When I was a kid, I entered a warm art gallery in the North Shore of Oahu, Hawai’i, where I lived at the time with my parents. The artist was there, an aloha shirt-wearing, smiling and wrinkled man. After his talk, I approached him with a question.
“How can I become an artist?” I asked, “What kind of paints should I use, or what sort of paint brushes do I need?”
He thought for a moment, until his face betrayed an air of importance and secrecy.
“Do you paint, draw, write, or otherwise do anything creative, and really love it?” he said.
I nodded.
“Then you’re already an artist,” he said, “As long as you’re putting yourself on that canvas, or that page, the paintbrush doesn’t really matter.”
I think of what that artist said often, and I think his words are what brought me to writing and the Daily Aztec.
My first print story for the Daily Aztec was about girls’ coming-of-age ceremonies, including the quinceañera and bas mitzvah. It’s fitting that “coming-of-age” was the topic of my first story, because in retrospect that story was a sort of coming-of-age for me.
As an underclassman and a budding journalist, writing for the school newspaper felt intimidating and out of my comfort zone. My first journalism instructors, Jayla Lee and Temple Northup, encouraged me, saying it was the best way to “get started.” I imagined myself next to more experienced writers, my work underdeveloped and brittle alongside theirs. However, in my doubts, I also saw an opportunity for growth. The confidence that surrounds those more experienced writers might just rub off on me, I thought.

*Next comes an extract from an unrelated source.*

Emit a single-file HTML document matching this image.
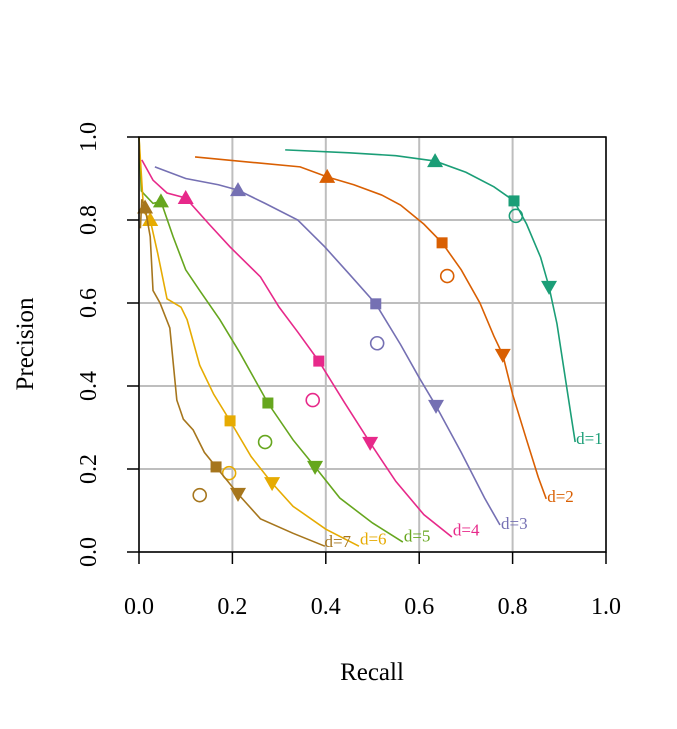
<!DOCTYPE html>
<html><head><meta charset="utf-8"><style>
body{margin:0;background:#fff}
svg text{font-family:"Liberation Serif",serif;}
</style></head><body>
<svg id="chart" width="677" height="724" viewBox="0 0 677 724" xmlns="http://www.w3.org/2000/svg">
<rect width="677" height="724" fill="#fff"/>
<g id="grid"></g>
<g id="series"></g>
<g id="axes"></g>
<text x="372" y="680" font-size="25" text-anchor="middle">Recall</text>
<text x="33" y="344" font-size="25" text-anchor="middle" transform="rotate(-90 33 344)">Precision</text>
</svg>
<script>
const xTicks=[0,0.2,0.4,0.6,0.8,1.0];
const yTicks=[0,0.2,0.4,0.6,0.8,1.0];
const tickLabels=["0.0","0.2","0.4","0.6","0.8","1.0"];
const seriesNames=["d=1","d=2","d=3","d=4","d=5","d=6","d=7"];
const colors=["#1B9E77","#D95F02","#7570B3","#E7298A","#66A61E","#E6AB02","#A6761D"];
const d1=[[0.313,0.969],[0.45,0.962],[0.55,0.955],[0.634,0.942],[0.70,0.915],[0.76,0.88],[0.803,0.846],[0.83,0.79],[0.86,0.71],[0.878,0.639],[0.895,0.55],[0.91,0.44],[0.925,0.33],[0.934,0.265]];
const d2=[[0.12,0.952],[0.25,0.938],[0.345,0.928],[0.403,0.904],[0.46,0.885],[0.52,0.86],[0.56,0.836],[0.61,0.79],[0.649,0.745],[0.69,0.68],[0.73,0.6],[0.76,0.52],[0.779,0.475],[0.80,0.38],[0.83,0.27],[0.855,0.18],[0.872,0.128]];
const d3=[[0.034,0.928],[0.1,0.9],[0.17,0.885],[0.212,0.872],[0.27,0.84],[0.34,0.8],[0.398,0.735],[0.45,0.67],[0.507,0.598],[0.56,0.5],[0.6,0.42],[0.636,0.352],[0.69,0.24],[0.74,0.13],[0.773,0.065]];
const d4=[[0.006,0.945],[0.03,0.896],[0.06,0.865],[0.1,0.853],[0.15,0.79],[0.195,0.735],[0.26,0.663],[0.3,0.59],[0.34,0.53],[0.385,0.46],[0.44,0.36],[0.495,0.263],[0.55,0.17],[0.61,0.09],[0.67,0.036]];
const d5=[[0,1],[0.005,0.87],[0.013,0.86],[0.03,0.84],[0.047,0.845],[0.073,0.76],[0.10,0.68],[0.13,0.63],[0.173,0.56],[0.216,0.48],[0.276,0.359],[0.33,0.27],[0.377,0.205],[0.43,0.13],[0.5,0.07],[0.565,0.024]];
const d6=[[0,1],[0.01,0.82],[0.024,0.8],[0.04,0.72],[0.06,0.61],[0.09,0.59],[0.103,0.56],[0.13,0.45],[0.16,0.38],[0.195,0.316],[0.24,0.23],[0.285,0.166],[0.33,0.11],[0.4,0.055],[0.471,0.014]];
const d7=[[0.003,0.78],[0.006,0.85],[0.013,0.83],[0.024,0.76],[0.03,0.63],[0.045,0.6],[0.066,0.54],[0.081,0.366],[0.095,0.32],[0.116,0.294],[0.14,0.24],[0.165,0.205],[0.212,0.14],[0.26,0.08],[0.33,0.045],[0.398,0.014]];
const upMarkers=[[0.634,0.942],[0.403,0.904],[0.212,0.872],[0.1,0.853],[0.047,0.845],[0.024,0.8],[0.013,0.83]];
const squareMarkers=[[0.803,0.846],[0.649,0.745],[0.507,0.598],[0.385,0.46],[0.276,0.359],[0.195,0.316],[0.165,0.205]];
const downMarkers=[[0.878,0.639],[0.779,0.475],[0.636,0.352],[0.495,0.263],[0.377,0.205],[0.285,0.166],[0.212,0.14]];
const circleMarkers=[[0.807,0.81],[0.66,0.665],[0.51,0.503],[0.372,0.366],[0.27,0.265],[0.193,0.19],[0.13,0.137]];
const labelPos=[[0.934,0.27],[0.872,0.13],[0.773,0.065],[0.67,0.05],[0.565,0.035],[0.471,0.028],[0.395,0.022]];
const allSeries=[d1,d2,d3,d4,d5,d6,d7];

const NS="http://www.w3.org/2000/svg";
const X0=139,X1=606,Y0=552,Y1=137;
const sx=v=>X0+(X1-X0)*v;
const sy=v=>Y0-(Y0-Y1)*v;
function mk(tag,attrs,parent){const e=document.createElementNS(NS,tag);for(const k in attrs)e.setAttribute(k,attrs[k]);parent.appendChild(e);return e;}
const grid=document.getElementById('grid'),axes=document.getElementById('axes'),ser=document.getElementById('series');
xTicks.forEach((t,i)=>{
  const l=mk('line',{x1:sx(t),x2:sx(t),y1:Y1,y2:Y0,stroke:'#bebebe','stroke-width':2},grid);
  
  
  const tk=mk('line',{x1:sx(t),x2:sx(t),y1:Y0,y2:Y0+12,stroke:'#000','stroke-width':1.5},axes);
  
  
  const tx=mk('text',{x:sx(t),y:614,'font-size':24,'text-anchor':'middle'},axes);
  tx.textContent=tickLabels[i];
  
  
});
yTicks.forEach((t,i)=>{
  const l=mk('line',{x1:X0,x2:X1,y1:sy(t),y2:sy(t),stroke:'#bebebe','stroke-width':2},grid);
  
  
  const tk=mk('line',{x1:X0-12,x2:X0,y1:sy(t),y2:sy(t),stroke:'#000','stroke-width':1.5},axes);
  
  
  const tx=mk('text',{x:96,y:sy(t),'font-size':24,'text-anchor':'middle',transform:`rotate(-90 96 ${sy(t)})`},axes);
  tx.textContent=tickLabels[i];
  
  
});
const box=mk('rect',{x:X0,y:Y1,width:X1-X0,height:Y0-Y1,fill:'none',stroke:'#000','stroke-width':1.5},axes);



allSeries.forEach((s,i)=>{
  const c=colors[i];
  const p=mk('polyline',{points:s.map(q=>sx(q[0])+','+sy(q[1])).join(' '),fill:'none',stroke:c,'stroke-width':1.6},ser);
  
  
  const u=upMarkers[i],ux=sx(u[0]),uy=sy(u[1]);
  const ut=mk('polygon',{points:`${ux},${uy-8} ${ux-8},${uy+6} ${ux+8},${uy+6}`,fill:c},ser);
  
  
  const q=squareMarkers[i];
  const sq=mk('rect',{x:sx(q[0])-5.5,y:sy(q[1])-5.5,width:11,height:11,fill:c},ser);
  
  
  const d=downMarkers[i],dx=sx(d[0]),dy=sy(d[1]);
  const dt=mk('polygon',{points:`${dx},${dy+8} ${dx-8},${dy-6} ${dx+8},${dy-6}`,fill:c},ser);
  
  
  const o=circleMarkers[i];
  const ci=mk('circle',{cx:sx(o[0]),cy:sy(o[1]),r:6.5,fill:'none',stroke:c,'stroke-width':1.6},ser);
  
  
  const lp=labelPos[i];
  const t=mk('text',{x:sx(lp[0])+1,y:sy(lp[1])+4,'font-size':17,fill:c},ser);
  t.textContent=seriesNames[i];
  
  
});
</script>
</body></html>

I wasn’t prepared for how right I would be.
That first story was inspired by my own quinceañera, a glittering, emotional affair with friends and family dancing in circles. A feeling of change. I wanted to see how that experience compared to other cultures, and whether that feeling was universal. The best stories, I later found, came from small questions like this.
I sat in my first meeting with the Arts and Culture section, then led by Sumaia Wegner, a badass fire-red-haired student journalist whose creativity I admired. As I told her my idea and asked if I should do it, her face lit up.

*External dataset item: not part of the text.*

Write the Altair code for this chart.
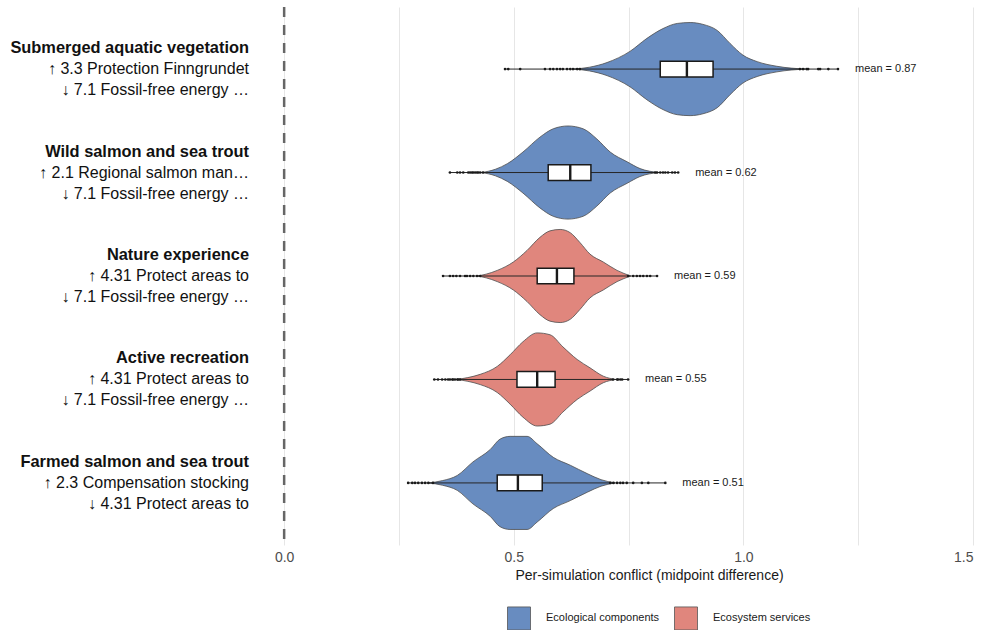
import altair as alt
import pandas as pd

# ---------------- data ----------------
components = [
    "Submerged aquatic vegetation",
    "Wild salmon and sea trout",
    "Nature experience",
    "Active recreation",
    "Farmed salmon and sea trout",
]
groups = [
    "Ecological components",
    "Ecological components",
    "Ecosystem services",
    "Ecosystem services",
    "Ecological components",
]
up_actions = [
    "↑ 3.3 Protection Finngrundet",
    "↑ 2.1 Regional salmon man…",
    "↑ 4.31 Protect areas to",
    "↑ 4.31 Protect areas to",
    "↑ 2.3 Compensation stocking",
]
down_actions = [
    "↓ 7.1 Fossil-free energy …",
    "↓ 7.1 Fossil-free energy …",
    "↓ 7.1 Fossil-free energy …",
    "↓ 7.1 Fossil-free energy …",
    "↓ 4.31 Protect areas to",
]

means = [0.87, 0.62, 0.59, 0.55, 0.51]
q1 = [0.819, 0.575, 0.551, 0.507, 0.464]
medians = [0.877, 0.623, 0.594, 0.551, 0.509]
q3 = [0.934, 0.668, 0.631, 0.590, 0.562]
sim_min = [0.481, 0.361, 0.346, 0.327, 0.270]
sim_max = [1.206, 0.858, 0.812, 0.749, 0.830]

# violin outlines: conflict value and relative density (1 = widest point)
profile_x = [
    [0.630, 0.665, 0.703, 0.753, 0.790, 0.825, 0.856, 0.884, 0.912, 0.943, 0.971, 0.999, 1.030, 1.073, 1.135],
    [0.430, 0.460, 0.486, 0.520, 0.557, 0.586, 0.618, 0.651, 0.681, 0.710, 0.747, 0.775, 0.815],
    [0.420, 0.440, 0.464, 0.499, 0.529, 0.557, 0.579, 0.601, 0.623, 0.644, 0.666, 0.695, 0.725, 0.755],
    [0.375, 0.400, 0.427, 0.464, 0.492, 0.520, 0.551, 0.579, 0.607, 0.638, 0.666, 0.695, 0.722],
    [0.315, 0.345, 0.377, 0.411, 0.449, 0.470, 0.492, 0.529, 0.551, 0.586, 0.623, 0.660, 0.690, 0.720],
]
profile_density = [
    [0.0, 0.04, 0.14, 0.38, 0.66, 0.87, 0.98, 1.0, 0.96, 0.83, 0.55, 0.30, 0.16, 0.06, 0.0],
    [0.0, 0.07, 0.19, 0.44, 0.76, 0.94, 1.0, 0.94, 0.72, 0.44, 0.23, 0.085, 0.0],
    [0.0, 0.04, 0.12, 0.30, 0.55, 0.83, 0.97, 1.0, 0.93, 0.72, 0.47, 0.30, 0.12, 0.0],
    [0.0, 0.04, 0.11, 0.28, 0.53, 0.81, 1.0, 0.96, 0.70, 0.43, 0.25, 0.07, 0.0],
    [0.0, 0.05, 0.16, 0.45, 0.72, 0.94, 1.0, 1.0, 0.84, 0.55, 0.38, 0.20, 0.07, 0.0],
]

# individual simulations in the tails
tail_points = [
    [0.481, 0.488, 0.514, 0.568, 0.579, 0.586, 0.594, 0.601, 0.607, 0.616, 0.623, 0.629, 0.638, 0.644,
     1.123, 1.130, 1.138, 1.141, 1.163, 1.167, 1.185, 1.206],
    [0.361, 0.377, 0.383, 0.390, 0.401, 0.405, 0.409, 0.412, 0.416, 0.420, 0.423, 0.427, 0.433,
     0.808, 0.812, 0.819, 0.825, 0.830, 0.836, 0.845, 0.851, 0.858],
    [0.346, 0.361, 0.368, 0.375, 0.383, 0.394, 0.398, 0.405, 0.412, 0.420, 0.427,
     0.749, 0.760, 0.768, 0.775, 0.782, 0.790, 0.797, 0.812],
    [0.327, 0.335, 0.344, 0.351, 0.357, 0.361, 0.366, 0.368, 0.372, 0.377, 0.379, 0.383,
     0.716, 0.725, 0.727, 0.732, 0.736, 0.749],
    [0.270, 0.279, 0.285, 0.292, 0.300, 0.307, 0.314, 0.324,
     0.710, 0.717, 0.725, 0.732, 0.738, 0.746, 0.760, 0.779, 0.793, 0.830],
]

x_breaks = [0.0, 0.25, 0.5, 0.75, 1.0, 1.25, 1.5]
group_names = ["Ecological components", "Ecosystem services"]
group_colors = ["#688cc0", "#e0867d"]

# ---------------- tables ----------------
rows = list(range(1, len(components) + 1))

violin_df = pd.DataFrame(
    [
        {"row": r, "group": g, "x": x, "d": d}
        for r, g, xs, ds in zip(rows, groups, profile_x, profile_density)
        for x, d in zip(xs, ds)
    ]
)
stats_df = pd.DataFrame(
    {
        "row": rows,
        "group": groups,
        "component": components,
        "up": up_actions,
        "down": down_actions,
        "mean": means,
        "q1": q1,
        "median": medians,
        "q3": q3,
        "lo": sim_min,
        "hi": sim_max,
    }
)
points_df = pd.DataFrame(
    [{"row": r, "x": v} for r, vals in zip(rows, tail_points) for v in vals]
)
zero_df = pd.DataFrame({"x": [0.0]})

# ---------------- encodings ----------------
FONT = "Liberation Sans"
X_TITLE = "Per-simulation conflict (midpoint difference)"

x_scale = alt.Scale(domain=[-0.07, 1.5], nice=False, zero=False)
y_scale = alt.Scale(domain=[0.4, 5.6], reverse=True, nice=False, zero=False)
x_axis = alt.Axis(
    values=x_breaks,
    labelExpr="datum.value % 0.5 == 0 ? format(datum.value, '.1f') : ''",
    grid=True,
    gridColor="#e6e6e6",
    gridWidth=1,
    domain=False,
    ticks=False,
    labelFont=FONT,
    labelFontSize=14,
    labelColor="#4d4d4d",
    labelPadding=5,
    titleFont=FONT,
    titleFontSize=14,
    titleFontWeight="normal",
    titleColor="#1a1a1a",
    titlePadding=4,
    titleX=397,
)


def xq(field):
    return alt.X(f"{field}:Q", scale=x_scale, axis=x_axis, title=X_TITLE)


def yq(field):
    return alt.Y(f"{field}:Q", scale=y_scale, axis=None)


zero_line = alt.Chart(zero_df).mark_rule(
    color="#666666", strokeWidth=2.5, strokeDash=[10, 8]
).encode(x=xq("x"))

violins = (
    alt.Chart(violin_df)
    .transform_calculate(
        y_lo="datum.row - 0.45 * datum.d", y_hi="datum.row + 0.45 * datum.d"
    )
    .mark_area(
        orient="vertical",
        interpolate="monotone",
        stroke="#4d4d4d",
        strokeWidth=0.8,
        fillOpacity=1,
    )
    .encode(
        x=xq("x"),
        y=yq("y_lo"),
        y2="y_hi:Q",
        detail="row:N",
        color=alt.Color(
            "group:N",
            scale=alt.Scale(domain=group_names, range=group_colors),
            legend=alt.Legend(
                title=None,
                orient="none",
                legendX=255,
                legendY=599,
                direction="horizontal",
                symbolType="square",
                symbolSize=529,
                symbolOpacity=1,
                symbolStrokeColor="#555555",
                symbolStrokeWidth=0.8,
                labelFont=FONT,
                labelFontSize=11,
                labelColor="#1a1a1a",
                labelOffset=15,
                columnPadding=12,
                padding=0,
            ),
        ),
    )
)

span = alt.Chart(stats_df).mark_rule(color="#262626", strokeWidth=1).encode(
    x=xq("lo"), x2="hi:Q", y=yq("row")
)

dots = alt.Chart(points_df).mark_circle(size=7, color="#1a1a1a", opacity=1).encode(
    x=xq("x"), y=yq("row")
)

box_base = alt.Chart(stats_df).transform_calculate(
    b_lo="datum.row - 0.076", b_hi="datum.row + 0.076"
)
boxes = box_base.mark_rect(fill="white", stroke="#1a1a1a", strokeWidth=1.5).encode(
    x=xq("q1"), x2="q3:Q", y=yq("b_lo"), y2="b_hi:Q"
)
median_bars = box_base.mark_rule(color="#1a1a1a", strokeWidth=2.4).encode(
    x=xq("median"), y=yq("b_lo"), y2="b_hi:Q"
)

mean_labels = (
    alt.Chart(stats_df)
    .transform_calculate(mean_label="'mean = ' + format(datum.mean, '.2f')")
    .mark_text(align="left", baseline="middle", dx=17, font=FONT, fontSize=11, color="#1a1a1a")
    .encode(x=xq("hi"), y=yq("row"), text="mean_label:N")
)


def row_label(field, dy, weight, size):
    return (
        alt.Chart(stats_df)
        .mark_text(
            align="right",
            baseline="middle",
            dy=dy,
            font=FONT,
            fontSize=size,
            fontWeight=weight,
            color="#111111",
        )
        .encode(x=alt.value(-3), y=yq("row"), text=f"{field}:N")
    )


chart = (
    alt.layer(
        zero_line,
        violins,
        span,
        dots,
        boxes,
        median_bars,
        mean_labels,
        row_label("component", -21, "bold", 16.4),
        row_label("up", 0, "normal", 16),
        row_label("down", 21, "normal", 16),
    )
    .properties(
        width=721,
        height=538,
        padding={"left": 252, "top": 7, "right": 13, "bottom": 85},
        autosize=alt.AutoSizeParams(type="none"),
        background="white",
    )
    .configure_view(stroke=None)
)

chart.save("out.html", embed_options={"renderer": "svg", "actions": False})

“Of course you should go for it,” she said. “If you really care about something you write about, other people are going to care about reading it, too.”
I interviewed students and professors about their coming of age ceremonies, serious-feeling conversations that made the hair on my arms stand up in anxiety. I did my research, and carried a little notebook just to feel journalist-like.
When I wrote that story, I put myself on the page. And when it was published, I cried looking at my name in print. It wasn’t a monumental, one-of-a-kind story. But to know that my writing, which I considered my art, had a place somewhere, made an undeniable impact on me.
The Daily Aztec, in those early days where I still didn’t know where I wanted to go in the cavernous journalism world, became a place for me to find my courage in my work and grow as a writer.
I cut out the quinceañera story and pasted it on my wall. Soon, it was joined by another. Then another.
As my portfolio in features, news, and arts coverage continued to grow, I expanded my friendships in my journalism department and observed the work of senior writers like Wegner, Daesha Gear, Noah Lyons, Jazlyn Dieguez, Serena Neumeyer, and Katy Stegall. I watched them graduate and find their place in the journalism world, which in turn made me more excited for my own chance.
As graduation nears closer, I have the urge to dig my heels in the sand and not let time keep passing. Then I think back to all the amazing opportunities I’ve had through the Daily Aztec— giving voice to the stories of people affected by fires or continuing their education after incarceration, attending movie premieres, reviewing concerts from SZA to Stevie Nicks, doing press at music festivals, covering protests and meeting drag queens— and I’m so very grateful for the time that has passed.
The DA was the gateway for me to gain the skills to apply for scholarships, like one I received from RTDNA that led me to a professional news conference in Milwaukee. And fellowships, like the Pulitzer Center’s, which allowed me to be the first recipient from my school and funded my reporting on the impacts of cross-border sewage on Imperial Beach’s community.
I’ve applied for places I never thought I had a chance at, like the LA Times, where I’ll intern this summer, directly as a result of the encouraging voice that the Daily Aztec community was during my undergraduate years.
Most importantly, I found my voice and my willingness to put myself out there and pursue my aspirations in a way that I could only imagine as a nervous student sitting in that Arts and Culture meeting for the first time.
Besides, well, AP Style (which admittedly took a long time to learn— is it he said or said he, I would ask myself every time), the most important lesson the Daily Aztec instilled in me was that journalism is never a solo affair. Behind every story, there’s a community that made it possible to be there.
Thank you to The Daily Aztec for being my “paint brush” over the years. For being the first place where I could see my byline in glorious newspaper print. And for giving me the push to ask questions and be endlessly curious. As I step into my career, I couldn’t have asked for a better foundation.